| The Brooks Academy Museum features exhibits on
Harwich’s early days on the sea and the first commercial cranberry bog
cultivated by Capt. Alvin Cahoon in 1846, thirty years after Dennis
farmer Henry Hall discovered sand helped cranberry growth. Harwich
history is celebrated each September at the Harwich Cranberry Festival.
Harwich native and Amherst College graduate Sidney Brooks
opened the Greek Revival museum in 1844 as the Pine Grove Seminary,
which offered the area’s earliest navigation courses. The town purchased
the building for $1,000 in 1869 and operated it as a private school
until 1880, when Harwich High School began classes there.
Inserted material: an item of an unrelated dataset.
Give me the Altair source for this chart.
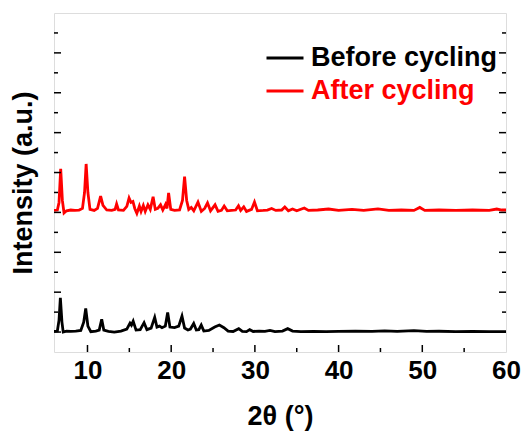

It served as a high school and elementary school
through 1963, except for a few dormant years.
Behind the museum is the Old Powder
House, which is the only American Revolution ammunition depot remaining
on Cape Cod. A small park features a water fountain and a plaque
honoring Capt. Jonathan Walker, who went down in American history as
“The Man with the Branded Hand.”
The Harwich native was branded with
the letters “SS” on his hand for “Slave Stealer,” in 1844 and imprisoned
for nearly a year after attempting to free seven slaves in Penascola,
Fla. He returned to his family in New England as poet John Greenleaf
Whittier immortalized his experience in “The Branded Hand.”
Walker, his wife Jane Gage Walker – also
a Harwich native – and their nine children later pushed their
anti-slavery message in Wisconsin by helping the Underground Railroad
effort and in Michigan, where they moved in 1864. Walker died there in
1878 and his grave at Evergreen Cemetery in Muskegon, Mich. is adorned
with a 10-foot monument with the text of Whittier’s poem and an engraved
picture of Walker’s branded hand. It was paid for by fellow abolitionist Photius Fisk, a retired chaplain from Boston.